Religious Celebrations in Tanzania
Post written by Tori, United Planet Tanzania Manager.
Tanzania, and especially the island of Zanzibar, is a country full of cultural diversity which plays out in a variety of religious celebrations, festivals and traditions. The beauty of this country is the peace enjoyed by all, no matter the faith. Christians, Hindus, Muslims and many others all coexist respectfully. Before the Colonial Era, traders from as far away as Persia, Arabia, India, Greece, and China all visited the East Coast of Tanzania and traded in goods (predominantly ivory, spices and slaves). Some, especially the Persians and Arabs, also established colonies.

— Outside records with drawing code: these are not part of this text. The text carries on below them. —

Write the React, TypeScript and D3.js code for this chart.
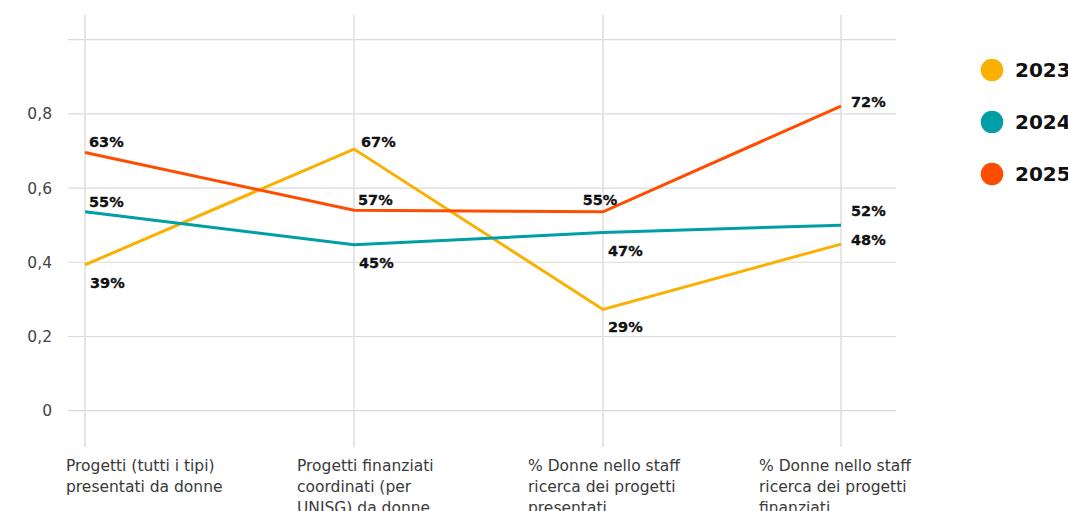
import React from "react";
import * as d3 from "d3";

const categories: string[][] = [
  ["Progetti (tutti i tipi)", "presentati da donne"],
  ["Progetti finanziati", "coordinati (per", "UNISG) da donne"],
  ["% Donne nello staff", "ricerca dei progetti", "presentati"],
  ["% Donne nello staff", "ricerca dei progetti", "finanziati"],
];
const seriesNames = ["2023", "2024", "2025"];
const values2023 = [0.393, 0.705, 0.273, 0.449];
const values2024 = [0.536, 0.447, 0.48, 0.5];
const values2025 = [0.696, 0.54, 0.536, 0.821];
const labels2023 = ["39%", "67%", "29%", "48%"];
const labels2024 = ["55%", "45%", "47%", "52%"];
const labels2025 = ["63%", "57%", "55%", "72%"];
const yTicks = [0, 0.2, 0.4, 0.6, 0.8, 1.0];

const colors = ["#FAB000", "#009EA5", "#FF4D00"];

// label placement per series/point (layout only)
type Place = "above" | "below" | "right" | "rightAbove" | "aboveMid" | "aboveFar";
const placements: Place[][] = [
  ["below", "aboveFar", "below", "right"],
  ["above", "below", "below", "rightAbove"],
  ["above", "above", "aboveMid", "right"],
];
const placeOffsets: Record<Place, { dx: number; dy: number; anchor: string }> = {
  above: { dx: 4, dy: -5, anchor: "start" },
  aboveFar: { dx: 7, dy: -2, anchor: "start" },
  below: { dx: 5, dy: 23, anchor: "start" },
  right: { dx: 10, dy: 1, anchor: "start" },
  rightAbove: { dx: 10, dy: -9, anchor: "start" },
  aboveMid: { dx: -3, dy: -7, anchor: "middle" },
};

export default function App() {
  const W = 1068;
  const H = 511;
  const series = [values2023, values2024, values2025];
  const seriesLabels = [labels2023, labels2024, labels2025];
  const idx = categories.map((_, i) => String(i));

  const x = d3.scaleOrdinal<string, number>().domain(idx).range([85, 354, 603, 841]);
  const xText = d3.scaleBand<string>().domain(idx).range([66, 990]).padding(0);
  const y = d3.scaleLinear().domain([0, 1]).range([410.7, 39.6]);
  const fmt = (v: number) => (v === 0 ? "0" : d3.format(".1f")(v).replace(".", ","));

  const line = d3
    .line<number>()
    .x((_, i) => x(String(i)))
    .y((d) => y(d));

  return (
    <svg
      width={W}
      height={H}
      style={{ position: "absolute", left: 0, top: 0, background: "#fff" }}
      fontFamily="'DejaVu Sans', sans-serif"
    >
      {/* horizontal grid */}
      {yTicks.map((t) => (
        <g key={t}>
          <line x1={68} x2={896} y1={y(t)} y2={y(t)} stroke="#dadada" strokeWidth={1.2} />
          {t < 1 && (
            <text x={52} y={y(t)} dy="0.36em" textAnchor="end" fontSize={15.5} fill="#444">
              {fmt(t)}
            </text>
          )}
        </g>
      ))}
      {/* vertical lines */}
      {idx.map((k) => (
        <line key={k} x1={x(k)} x2={x(k)} y1={15} y2={447} stroke="#dedede" strokeWidth={1.5} />
      ))}
      {/* category labels */}
      {categories.map((lines, i) => (
        <text key={i} x={xText(String(i))} y={471} fontSize={15.5} fill="#3a3a3a">
          {lines.map((l, j) => (
            <tspan key={j} x={xText(String(i))} dy={j === 0 ? 0 : 21}>
              {l}
            </tspan>
          ))}
        </text>
      ))}
      {/* lines */}
      {series.map((vals, s) => (
        <path key={s} d={line(vals) || ""} fill="none" stroke={colors[s]} strokeWidth={3} strokeLinejoin="miter" />
      ))}
      {/* data labels */}
      {series.map((vals, s) =>
        vals.map((v, i) => {
          const p = placeOffsets[placements[s][i]];
          return (
            <text
              key={`${s}-${i}`}
              x={x(String(i)) + p.dx}
              y={y(v) + p.dy}
              textAnchor={p.anchor}
              fontSize={14.5}
              fontWeight="bold"
              fill="#111"
              stroke="#111"
              strokeWidth={0.3}
            >
              {seriesLabels[s][i]}
            </text>
          );
        })
      )}
      {/* legend */}
      {seriesNames.map((n, s) => (
        <g key={n} transform={`translate(992, ${70 + s * 52})`}>
          <circle r={11.3} fill={colors[s]} />
          <text x={23} y={0} dy="0.37em" fontSize={20} fontWeight="bold" fill="#111">
            {n}
          </text>
        </g>
      ))}
    </svg>
  );
}
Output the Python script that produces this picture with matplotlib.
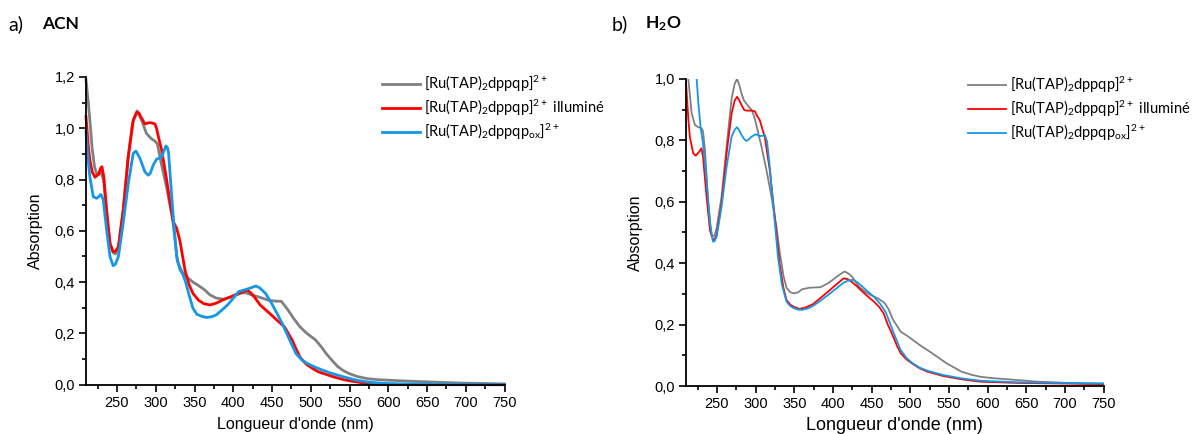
import matplotlib
matplotlib.use('Agg')
import matplotlib.pyplot as plt
from matplotlib.ticker import MultipleLocator, FuncFormatter

plt.rcParams['font.family'] = ['Liberation Sans', 'DejaVu Sans']
plt.rcParams['mathtext.fontset'] = 'custom'
plt.rcParams['mathtext.rm'] = 'Lato'
plt.rcParams['mathtext.bf'] = 'Lato:bold'
plt.rcParams['mathtext.default'] = 'regular'

# ---- data: a) ACN ----
acn_grey_x = [210, 213, 215, 218, 221, 224, 227, 230, 233, 237, 241, 245, 248, 252, 258, 264, 270, 276,
              282, 288, 294, 299, 302, 307, 314, 322, 328, 334, 340, 348, 356, 363, 370, 378, 388, 395,
              402, 410, 416, 424, 432, 440, 447, 455, 462, 466, 471, 478, 486, 495, 506, 513, 520, 528,
              535, 542, 550, 560, 574, 590, 604, 625, 643, 670, 692, 720, 750]
acn_grey_y = [1.19, 1.10, 1.03, 0.92, 0.85, 0.82, 0.82, 0.83, 0.79, 0.66, 0.55, 0.515, 0.51, 0.535, 0.68,
              0.88, 1.02, 1.068, 1.03, 0.98, 0.96, 0.95, 0.94, 0.865, 0.77, 0.64, 0.48, 0.44, 0.42, 0.40,
              0.385, 0.37, 0.35, 0.338, 0.333, 0.34, 0.35, 0.357, 0.359, 0.35, 0.343, 0.335, 0.328, 0.326,
              0.325, 0.31, 0.29, 0.258, 0.226, 0.20, 0.175, 0.15, 0.121, 0.093, 0.07, 0.055, 0.043, 0.032,
              0.023, 0.019, 0.017, 0.014, 0.012, 0.009, 0.0065, 0.005, 0.003]

acn_red_x = [210, 213, 215, 218, 221.6, 226, 229, 230.5, 233, 236.6, 241, 245, 248, 251.7, 258, 264.6,
             271, 275.4, 278, 281.8, 286, 289, 292.5, 296, 299, 301, 304, 307.6, 314, 318, 322.6, 327,
             331, 337.7, 343, 348, 355, 362, 370, 378, 388, 397, 405, 412, 418, 422, 427, 435, 447, 457,
             466, 471, 476, 481, 486, 491, 496, 503, 510, 520, 530, 542, 555, 574, 600, 650, 750]
acn_red_y = [1.045, 0.93, 0.876, 0.83, 0.809, 0.82, 0.845, 0.85, 0.81, 0.68, 0.55, 0.519, 0.52, 0.538,
             0.68, 0.889, 1.032, 1.062, 1.06, 1.039, 1.017, 1.02, 1.022, 1.02, 1.017, 1.0, 0.96, 0.915,
             0.80, 0.72, 0.636, 0.61, 0.564, 0.447, 0.39, 0.356, 0.33, 0.316, 0.311, 0.318, 0.333, 0.343,
             0.352, 0.362, 0.369, 0.36, 0.343, 0.31, 0.278, 0.25, 0.226, 0.20, 0.174, 0.14, 0.108, 0.09,
             0.076, 0.062, 0.05, 0.04, 0.03, 0.02, 0.013, 0.004, 0.001, 0.0, 0.0]

acn_blue_x = [210, 213, 215, 219.4, 223.8, 227, 229, 230.5, 232.3, 236.6, 241, 245, 248, 251.7, 258,
              264.6, 271, 274.5, 279.6, 286, 290.4, 293, 296.8, 301, 305, 307.6, 311, 313, 315, 316.5,
              319, 322.6, 327, 331, 335, 338.5, 343, 348, 353, 358, 365.5, 372, 378, 385, 392.6, 400,
              407, 417, 423, 429, 434, 441.7, 449, 456.5, 463, 469, 475, 481, 488, 496, 506, 516, 525,
              535, 547, 560, 575, 594, 620, 680, 750]
acn_blue_y = [0.987, 0.87, 0.81, 0.733, 0.727, 0.735, 0.742, 0.735, 0.72, 0.603, 0.499, 0.464, 0.47,
              0.499, 0.63, 0.785, 0.903, 0.911, 0.883, 0.83, 0.817, 0.825, 0.857, 0.879, 0.885, 0.887,
              0.915, 0.931, 0.925, 0.905, 0.80, 0.655, 0.50, 0.45, 0.43, 0.40, 0.35, 0.298, 0.275, 0.268,
              0.262, 0.265, 0.272, 0.29, 0.311, 0.337, 0.363, 0.372, 0.378, 0.385, 0.378, 0.356, 0.32,
              0.278, 0.24, 0.20, 0.16, 0.121, 0.098, 0.082, 0.068, 0.056, 0.046, 0.037, 0.027, 0.017,
              0.01, 0.005, 0.003, 0.001, 0.0]

# ---- data: b) H2O ----
h2o_grey_x = [210, 213, 217.3, 221.6, 226, 230, 232, 234.5, 238.8, 243, 245, 247, 249.6, 256, 262.5,
              269, 273, 276, 279, 281.8, 285, 288, 291, 294.7, 298, 301, 307.6, 314, 320.5, 327, 331,
              336, 340, 345, 350, 355, 360, 369.6, 384, 394, 404, 410, 415, 419, 424, 433.5, 440, 448,
              458, 467, 472, 478, 487.7, 497.5, 512, 527, 547, 566, 580, 591, 605, 625.5, 665, 714, 750]
h2o_grey_y = [1.08, 1.0, 0.888, 0.85, 0.843, 0.84, 0.83, 0.77, 0.595, 0.49, 0.489, 0.49, 0.514, 0.617,
              0.78, 0.937, 0.985, 1.0, 0.98, 0.953, 0.93, 0.92, 0.91, 0.9, 0.88, 0.85, 0.78, 0.704,
              0.617, 0.519, 0.44, 0.36, 0.32, 0.305, 0.302, 0.305, 0.315, 0.32, 0.322, 0.335, 0.354,
              0.365, 0.373, 0.368, 0.359, 0.324, 0.31, 0.297, 0.286, 0.27, 0.25, 0.215, 0.177, 0.161,
              0.134, 0.109, 0.074, 0.047, 0.036, 0.03, 0.026, 0.022, 0.014, 0.009, 0.008]

h2o_red_x = [210, 213, 215, 219.4, 222.5, 227, 230, 232, 236.6, 241, 245, 247, 249.6, 256, 262.5, 269,
             273, 276, 279, 281.8, 285, 288, 294.7, 299, 302, 305.4, 312, 318.3, 324.8, 331, 336, 340,
             345, 350, 357, 365, 374.5, 384, 394, 404, 414, 419, 424, 431, 438, 445, 453, 460, 465.5,
             471, 478, 483, 487.7, 495, 502, 512, 522, 542, 566, 591, 640, 700, 750]
h2o_red_y = [0.99, 0.87, 0.81, 0.758, 0.75, 0.763, 0.774, 0.747, 0.617, 0.508, 0.476, 0.478, 0.492,
             0.595, 0.758, 0.888, 0.93, 0.942, 0.93, 0.915, 0.9, 0.897, 0.897, 0.895, 0.88, 0.866, 0.81,
             0.704, 0.552, 0.40, 0.32, 0.28, 0.265, 0.257, 0.251, 0.256, 0.267, 0.287, 0.308, 0.33,
             0.351, 0.348, 0.34, 0.325, 0.308, 0.292, 0.275, 0.257, 0.237, 0.20, 0.161, 0.13, 0.107,
             0.087, 0.074, 0.058, 0.047, 0.033, 0.022, 0.014, 0.01, 0.008, 0.006]

h2o_blue_x = [210, 214, 218, 221, 223.8, 226, 229, 232, 236.6, 241, 245, 247, 249.6, 256, 262.5, 269,
              273, 276, 279, 281.8, 285, 288, 291, 294.7, 300.3, 305.4, 309, 312, 314.9, 318.3, 322.6,
              329, 334, 340, 345, 350, 355, 360, 367, 374.5, 384, 394, 404, 414, 420, 426, 432, 438,
              445, 453, 461, 468, 473, 478, 483, 487.7, 495, 502, 512, 522, 542, 566, 591, 640, 700, 750]
h2o_blue_y = [1.35, 1.22, 1.1, 1.04, 1.0, 0.92, 0.84, 0.79, 0.67, 0.53, 0.47, 0.472, 0.486, 0.584,
              0.714, 0.812, 0.835, 0.843, 0.832, 0.818, 0.805, 0.798, 0.803, 0.812, 0.82, 0.814, 0.815,
              0.818, 0.796, 0.715, 0.595, 0.42, 0.33, 0.275, 0.26, 0.253, 0.249, 0.248, 0.252, 0.261,
              0.278, 0.297, 0.317, 0.337, 0.343, 0.346, 0.337, 0.324, 0.308, 0.291, 0.268, 0.242, 0.21,
              0.177, 0.145, 0.117, 0.092, 0.076, 0.06, 0.05, 0.036, 0.025, 0.017, 0.012, 0.01, 0.008]

labels = ['[Ru(TAP)$_2$dppqp]$^{\\mathrm{2+}}$',
          '[Ru(TAP)$_2$dppqp]$^{\\mathrm{2+}}$ illuminé',
          '[Ru(TAP)$_2$dppqp$_{ox}$]$^{\\mathrm{2+}}$']
colors = ['#808080', '#ff0000', '#1497e6']


def comma(v, pos):
    return ('%.1f' % v).replace('.', ',')


def style_axes(ax, ymax):
    ax.set_xlim(210, 750)
    ax.set_ylim(0, ymax)
    ax.xaxis.set_major_locator(MultipleLocator(50))
    ax.xaxis.set_minor_locator(MultipleLocator(25))
    ax.yaxis.set_major_locator(MultipleLocator(0.2))
    ax.yaxis.set_minor_locator(MultipleLocator(0.1))
    ax.yaxis.set_major_formatter(FuncFormatter(comma))
    ax.set_xticks([250, 300, 350, 400, 450, 500, 550, 600, 650, 700, 750])
    ax.tick_params(which='major', direction='out', length=5, width=1.2, labelsize=10.5, pad=3)
    ax.tick_params(which='minor', direction='out', length=3, width=1.2)
    for s in ['top', 'right']:
        ax.spines[s].set_visible(False)
    for s in ['left', 'bottom']:
        ax.spines[s].set_linewidth(1.3)
    ax.set_ylabel('Absorption', fontsize=11.5, labelpad=8)


fig = plt.figure(figsize=(11.96, 4.34), dpi=100)
ax1 = fig.add_axes([86 / 1196, 1 - 384.7 / 434, (504.5 - 86) / 1196, (384.7 - 77) / 434])
ax2 = fig.add_axes([686 / 1196, 1 - 386 / 434, (1103.5 - 686) / 1196, (386 - 79) / 434])

l1 = ax1.plot(acn_grey_x, acn_grey_y, color=colors[0], lw=2.0, clip_on=False)
l2 = ax1.plot(acn_red_x, acn_red_y, color=colors[1], lw=2.0, clip_on=False)
l3 = ax1.plot(acn_blue_x, acn_blue_y, color=colors[2], lw=2.0, clip_on=False)
style_axes(ax1, 1.2)
ax1.set_xlabel("Longueur d'onde (nm)", fontsize=11.5, labelpad=5)

m1 = ax2.plot(h2o_grey_x, h2o_grey_y, color=colors[0], lw=1.3)
m2 = ax2.plot(h2o_red_x, h2o_red_y, color=colors[1], lw=1.3)
m3 = ax2.plot(h2o_blue_x, h2o_blue_y, color=colors[2], lw=1.3)
style_axes(ax2, 1.0)
ax2.set_xlabel("Longueur d'onde (nm)", fontsize=13, labelpad=4)

leg_kw = dict(frameon=False, prop={'family': 'Lato', 'size': 10.5}, handlelength=2.6,
              handletextpad=0.3, labelspacing=0.25, borderpad=0, borderaxespad=0, loc='upper left')
fig.legend(l1 + l2 + l3, labels, bbox_to_anchor=(382 / 1196, 1 - 74 / 434), **leg_kw)
fig.legend(m1 + m2 + m3, labels, bbox_to_anchor=(968 / 1196, 1 - 75 / 434), **leg_kw)

fig.text(8 / 1196, 1 - 24 / 434, 'a)', fontsize=14, va='center', family='Lato')
fig.text(42 / 1196, 1 - 24 / 434, 'ACN', fontsize=12.5, va='center', family='Lato', weight='bold')
fig.text(612 / 1196, 1 - 24 / 434, 'b)', fontsize=14, va='center', family='Lato')
fig.text(645 / 1196, 1 - 24 / 434, 'H$_\\mathbf{2}$O', fontsize=12.5, va='center', family='Lato',
         weight='bold')

fig.savefig('out.png', dpi=100)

‘Mwaka Kogwa’ is a traditional Shirazi (Persian) New Year’s celebration that takes place in Zanzibar. To bring good luck in the new year, a play fight takes place and all the men participating beat each other to vent their aggressions from the past year. As they do this, the village women dress up in their best clothes and sing traditional songs about family, love and joy. Then the mganga (traditional healer) lights a hut on fire and reads which way the smoke is burning to determine the village’s prosperity in the new year. As with all celebrations, there is a large feast at the end, which is a sign of happiness and prosperity.
With Muslims making up 35% of the population in Tanzania (mostly along the Swahili Coast and Zanzibar), Muslim holidays and celebrations are especially important. In all of Islam, Eid al-Fitr has to be the most important holiday/event. It signifies the end of the holy month of Ramadan, a month of fasting from sunrise to sunset. After Ramadan, Eid al-Fitr marks four days of feasting and festivities, with family members and friends coming together to exchange gifts and alms for the poor. Festivities are usually accompanied by traditional Swahili taraab music and lots of dancing. All Muslim communities throughout Tanzania also celebrate Eid al-Haj, the three-day annual festival of the haj (pilgrimage) to Mecca. This festival honors the prophet Ibrahim and focuses on the themes of sacrifice and faith. Each family sacrifices a goat or sheep, with one third given to the poor, another third to family and friends, and the final third kept by the family for a lavish meal. Gifts are exchanged and sermons and prayers abound. Any family member who has made the trek to Mecca is warmly welcomed home.